— SET PROBLEM —
What are the lines from the one with "Emit a Python" through the one with "family=['DejaVu Sans'], zorder=4)", inclusive? Output them exactly, and leave out the pictures.

Charts and diagrams as code:
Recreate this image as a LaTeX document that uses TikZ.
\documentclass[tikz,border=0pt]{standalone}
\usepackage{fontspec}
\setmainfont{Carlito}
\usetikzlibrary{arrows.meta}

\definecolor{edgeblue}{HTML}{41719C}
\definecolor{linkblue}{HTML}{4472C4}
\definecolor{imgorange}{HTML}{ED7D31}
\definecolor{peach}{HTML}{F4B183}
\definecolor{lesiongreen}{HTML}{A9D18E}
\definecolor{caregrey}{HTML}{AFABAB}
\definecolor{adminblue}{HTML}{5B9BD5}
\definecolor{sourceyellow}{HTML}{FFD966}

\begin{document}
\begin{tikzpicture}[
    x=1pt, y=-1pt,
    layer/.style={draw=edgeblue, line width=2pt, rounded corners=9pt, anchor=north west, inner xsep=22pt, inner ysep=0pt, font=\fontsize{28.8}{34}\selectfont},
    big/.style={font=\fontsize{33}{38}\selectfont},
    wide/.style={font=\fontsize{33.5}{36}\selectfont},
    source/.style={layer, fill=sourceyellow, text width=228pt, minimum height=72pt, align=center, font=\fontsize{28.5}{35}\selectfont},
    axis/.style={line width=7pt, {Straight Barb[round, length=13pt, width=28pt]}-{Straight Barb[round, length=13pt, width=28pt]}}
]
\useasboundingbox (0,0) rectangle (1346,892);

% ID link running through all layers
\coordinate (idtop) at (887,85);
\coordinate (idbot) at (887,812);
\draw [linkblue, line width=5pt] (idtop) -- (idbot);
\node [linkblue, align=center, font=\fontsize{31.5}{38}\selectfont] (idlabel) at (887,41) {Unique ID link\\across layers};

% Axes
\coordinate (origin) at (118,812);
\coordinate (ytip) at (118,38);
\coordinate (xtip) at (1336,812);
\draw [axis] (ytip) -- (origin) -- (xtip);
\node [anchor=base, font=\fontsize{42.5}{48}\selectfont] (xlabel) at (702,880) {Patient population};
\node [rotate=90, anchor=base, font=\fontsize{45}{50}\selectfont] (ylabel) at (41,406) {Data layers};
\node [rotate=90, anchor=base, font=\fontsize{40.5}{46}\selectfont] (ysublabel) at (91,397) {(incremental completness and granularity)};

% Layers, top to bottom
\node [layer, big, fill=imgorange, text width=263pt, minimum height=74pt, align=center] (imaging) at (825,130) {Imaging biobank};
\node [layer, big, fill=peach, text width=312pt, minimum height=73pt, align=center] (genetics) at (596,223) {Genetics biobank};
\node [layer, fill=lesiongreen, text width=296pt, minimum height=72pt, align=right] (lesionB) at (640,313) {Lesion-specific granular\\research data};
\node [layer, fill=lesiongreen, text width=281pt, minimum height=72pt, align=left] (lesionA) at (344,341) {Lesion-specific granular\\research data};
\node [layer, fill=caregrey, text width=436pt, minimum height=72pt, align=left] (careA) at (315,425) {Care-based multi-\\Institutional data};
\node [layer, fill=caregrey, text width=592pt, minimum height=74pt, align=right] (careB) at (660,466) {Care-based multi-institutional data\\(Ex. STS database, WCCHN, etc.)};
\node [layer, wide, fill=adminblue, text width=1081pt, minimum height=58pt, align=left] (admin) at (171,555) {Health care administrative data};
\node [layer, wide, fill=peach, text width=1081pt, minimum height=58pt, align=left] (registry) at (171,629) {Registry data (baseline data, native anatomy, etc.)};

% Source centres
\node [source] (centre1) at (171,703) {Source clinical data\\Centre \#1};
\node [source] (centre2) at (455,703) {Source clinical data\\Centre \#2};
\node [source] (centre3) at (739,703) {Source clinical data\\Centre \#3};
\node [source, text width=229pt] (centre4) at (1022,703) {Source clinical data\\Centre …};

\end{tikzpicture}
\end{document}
* * *
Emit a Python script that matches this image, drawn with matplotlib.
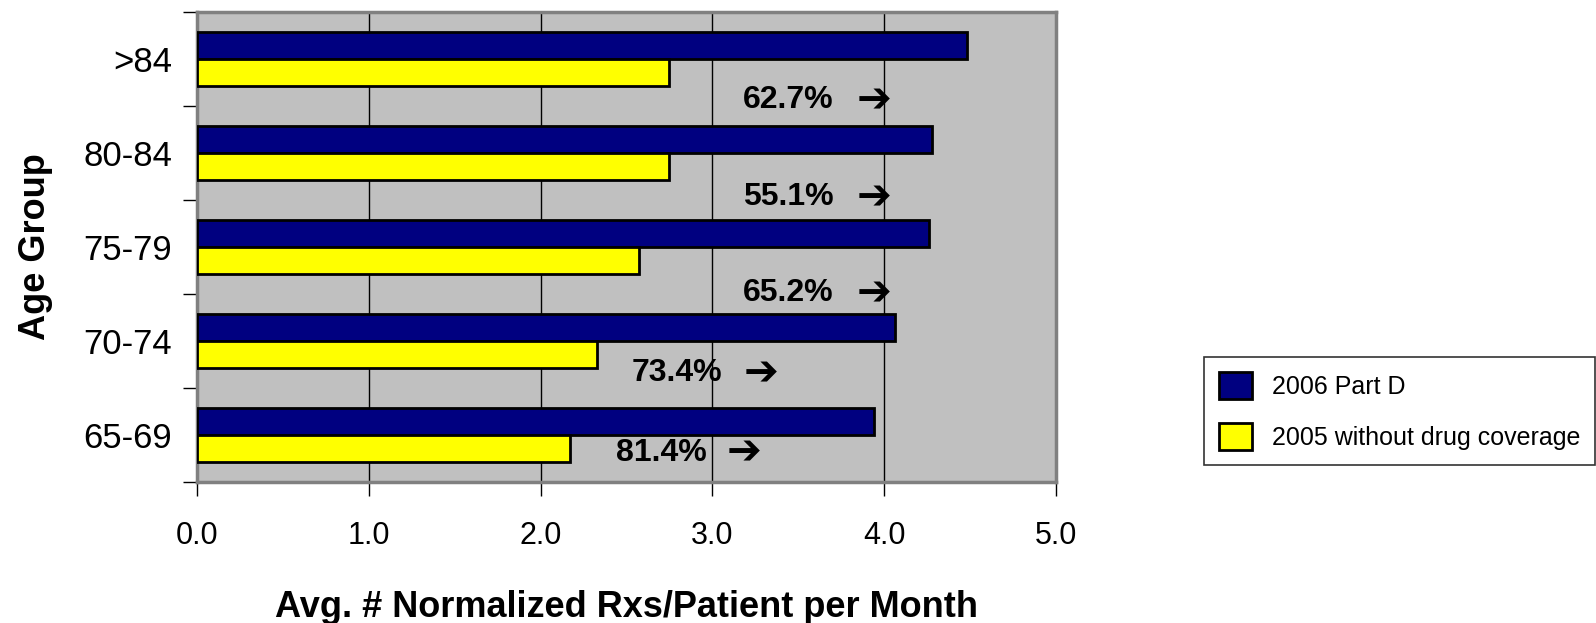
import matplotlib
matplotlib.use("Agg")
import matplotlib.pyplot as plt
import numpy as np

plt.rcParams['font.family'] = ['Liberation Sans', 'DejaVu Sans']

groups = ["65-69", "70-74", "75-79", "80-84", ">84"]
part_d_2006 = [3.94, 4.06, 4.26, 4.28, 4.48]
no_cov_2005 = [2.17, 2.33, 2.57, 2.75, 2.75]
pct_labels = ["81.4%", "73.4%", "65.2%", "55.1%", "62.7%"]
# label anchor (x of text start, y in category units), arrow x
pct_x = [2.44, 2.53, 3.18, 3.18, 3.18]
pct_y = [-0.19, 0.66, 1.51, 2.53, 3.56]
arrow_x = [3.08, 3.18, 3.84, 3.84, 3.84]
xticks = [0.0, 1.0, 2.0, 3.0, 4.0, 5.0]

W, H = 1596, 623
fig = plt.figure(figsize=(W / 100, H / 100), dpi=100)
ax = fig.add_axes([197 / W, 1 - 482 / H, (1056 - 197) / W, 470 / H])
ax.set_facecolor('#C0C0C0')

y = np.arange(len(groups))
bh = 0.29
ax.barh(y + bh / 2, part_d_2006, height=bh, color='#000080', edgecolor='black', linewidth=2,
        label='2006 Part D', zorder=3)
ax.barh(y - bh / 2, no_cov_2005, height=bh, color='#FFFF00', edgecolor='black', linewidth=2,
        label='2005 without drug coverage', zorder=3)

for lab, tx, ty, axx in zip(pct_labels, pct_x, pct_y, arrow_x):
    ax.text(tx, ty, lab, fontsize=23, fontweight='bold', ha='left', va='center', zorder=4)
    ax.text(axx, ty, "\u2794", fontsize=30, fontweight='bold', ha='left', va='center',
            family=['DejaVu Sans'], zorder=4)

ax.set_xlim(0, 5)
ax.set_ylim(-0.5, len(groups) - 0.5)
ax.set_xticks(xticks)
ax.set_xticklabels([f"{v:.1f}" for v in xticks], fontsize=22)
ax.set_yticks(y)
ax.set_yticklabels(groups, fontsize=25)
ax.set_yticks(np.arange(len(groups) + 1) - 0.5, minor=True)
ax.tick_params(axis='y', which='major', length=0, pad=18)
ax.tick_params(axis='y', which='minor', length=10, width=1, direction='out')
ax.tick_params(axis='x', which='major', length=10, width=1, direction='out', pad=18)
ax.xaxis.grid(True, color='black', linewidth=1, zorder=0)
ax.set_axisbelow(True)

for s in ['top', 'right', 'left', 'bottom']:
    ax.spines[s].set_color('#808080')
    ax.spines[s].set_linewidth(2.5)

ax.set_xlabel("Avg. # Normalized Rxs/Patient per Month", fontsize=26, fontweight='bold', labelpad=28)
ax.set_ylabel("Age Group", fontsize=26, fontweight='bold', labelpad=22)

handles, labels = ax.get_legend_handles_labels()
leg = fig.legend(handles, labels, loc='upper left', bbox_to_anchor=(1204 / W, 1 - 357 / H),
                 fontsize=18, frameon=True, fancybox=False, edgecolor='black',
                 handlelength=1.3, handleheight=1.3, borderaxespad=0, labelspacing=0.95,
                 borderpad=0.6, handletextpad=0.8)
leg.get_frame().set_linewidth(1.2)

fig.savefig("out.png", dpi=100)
==
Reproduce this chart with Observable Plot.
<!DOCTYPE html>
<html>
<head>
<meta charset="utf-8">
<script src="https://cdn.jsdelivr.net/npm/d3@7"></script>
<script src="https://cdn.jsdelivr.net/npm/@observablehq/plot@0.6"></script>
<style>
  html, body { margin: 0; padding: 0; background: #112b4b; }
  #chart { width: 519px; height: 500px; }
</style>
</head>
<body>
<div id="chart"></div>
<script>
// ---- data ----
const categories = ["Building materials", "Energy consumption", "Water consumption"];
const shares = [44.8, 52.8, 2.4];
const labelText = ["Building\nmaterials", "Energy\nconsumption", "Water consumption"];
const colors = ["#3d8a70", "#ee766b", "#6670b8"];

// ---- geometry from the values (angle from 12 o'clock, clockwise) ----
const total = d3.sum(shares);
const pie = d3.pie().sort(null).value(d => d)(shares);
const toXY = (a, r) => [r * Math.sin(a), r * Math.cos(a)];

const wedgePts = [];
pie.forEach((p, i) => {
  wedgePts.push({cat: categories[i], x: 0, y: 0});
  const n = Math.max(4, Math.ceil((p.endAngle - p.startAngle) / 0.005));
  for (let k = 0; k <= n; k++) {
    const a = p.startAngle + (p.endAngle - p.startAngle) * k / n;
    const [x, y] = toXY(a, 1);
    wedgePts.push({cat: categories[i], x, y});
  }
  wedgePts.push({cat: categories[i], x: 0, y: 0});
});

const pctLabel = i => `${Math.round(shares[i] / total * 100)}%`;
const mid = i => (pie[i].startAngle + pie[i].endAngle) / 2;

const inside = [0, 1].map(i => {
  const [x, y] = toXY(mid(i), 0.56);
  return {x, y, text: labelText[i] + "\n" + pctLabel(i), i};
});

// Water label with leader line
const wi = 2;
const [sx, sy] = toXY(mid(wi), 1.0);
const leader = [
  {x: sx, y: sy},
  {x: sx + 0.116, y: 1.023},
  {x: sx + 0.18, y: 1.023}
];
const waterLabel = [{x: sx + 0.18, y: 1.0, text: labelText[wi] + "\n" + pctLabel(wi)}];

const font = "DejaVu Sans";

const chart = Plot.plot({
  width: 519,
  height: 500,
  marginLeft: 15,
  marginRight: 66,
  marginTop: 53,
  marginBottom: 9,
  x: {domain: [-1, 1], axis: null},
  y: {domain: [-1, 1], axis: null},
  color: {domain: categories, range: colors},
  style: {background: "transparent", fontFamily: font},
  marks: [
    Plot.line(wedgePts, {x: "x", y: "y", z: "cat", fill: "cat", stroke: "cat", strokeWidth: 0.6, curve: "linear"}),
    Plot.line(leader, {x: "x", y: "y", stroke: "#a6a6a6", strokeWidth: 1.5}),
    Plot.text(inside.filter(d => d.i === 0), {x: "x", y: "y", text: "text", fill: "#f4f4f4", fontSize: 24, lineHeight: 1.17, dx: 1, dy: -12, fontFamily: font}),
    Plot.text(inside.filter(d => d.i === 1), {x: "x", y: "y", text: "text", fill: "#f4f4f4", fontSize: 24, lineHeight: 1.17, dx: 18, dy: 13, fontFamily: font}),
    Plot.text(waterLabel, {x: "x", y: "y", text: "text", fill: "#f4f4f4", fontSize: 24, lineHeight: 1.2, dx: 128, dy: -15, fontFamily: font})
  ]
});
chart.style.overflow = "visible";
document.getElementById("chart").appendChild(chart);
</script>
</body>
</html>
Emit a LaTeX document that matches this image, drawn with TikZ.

— WRITTEN ANSWER —
Emit a Python script that matches this image, drawn with matplotlib.
import matplotlib
matplotlib.use("Agg")
import matplotlib.pyplot as plt
import numpy as np

plt.rcParams['font.family'] = ['Liberation Sans', 'DejaVu Sans']

groups = ["65-69", "70-74", "75-79", "80-84", ">84"]
part_d_2006 = [3.94, 4.06, 4.26, 4.28, 4.48]
no_cov_2005 = [2.17, 2.33, 2.57, 2.75, 2.75]
pct_labels = ["81.4%", "73.4%", "65.2%", "55.1%", "62.7%"]
# label anchor (x of text start, y in category units), arrow x
pct_x = [2.44, 2.53, 3.18, 3.18, 3.18]
pct_y = [-0.19, 0.66, 1.51, 2.53, 3.56]
arrow_x = [3.08, 3.18, 3.84, 3.84, 3.84]
xticks = [0.0, 1.0, 2.0, 3.0, 4.0, 5.0]

W, H = 1596, 623
fig = plt.figure(figsize=(W / 100, H / 100), dpi=100)
ax = fig.add_axes([197 / W, 1 - 482 / H, (1056 - 197) / W, 470 / H])
ax.set_facecolor('#C0C0C0')

y = np.arange(len(groups))
bh = 0.29
ax.barh(y + bh / 2, part_d_2006, height=bh, color='#000080', edgecolor='black', linewidth=2,
        label='2006 Part D', zorder=3)
ax.barh(y - bh / 2, no_cov_2005, height=bh, color='#FFFF00', edgecolor='black', linewidth=2,
        label='2005 without drug coverage', zorder=3)

for lab, tx, ty, axx in zip(pct_labels, pct_x, pct_y, arrow_x):
    ax.text(tx, ty, lab, fontsize=23, fontweight='bold', ha='left', va='center', zorder=4)
    ax.text(axx, ty, "\u2794", fontsize=30, fontweight='bold', ha='left', va='center',
            family=['DejaVu Sans'], zorder=4)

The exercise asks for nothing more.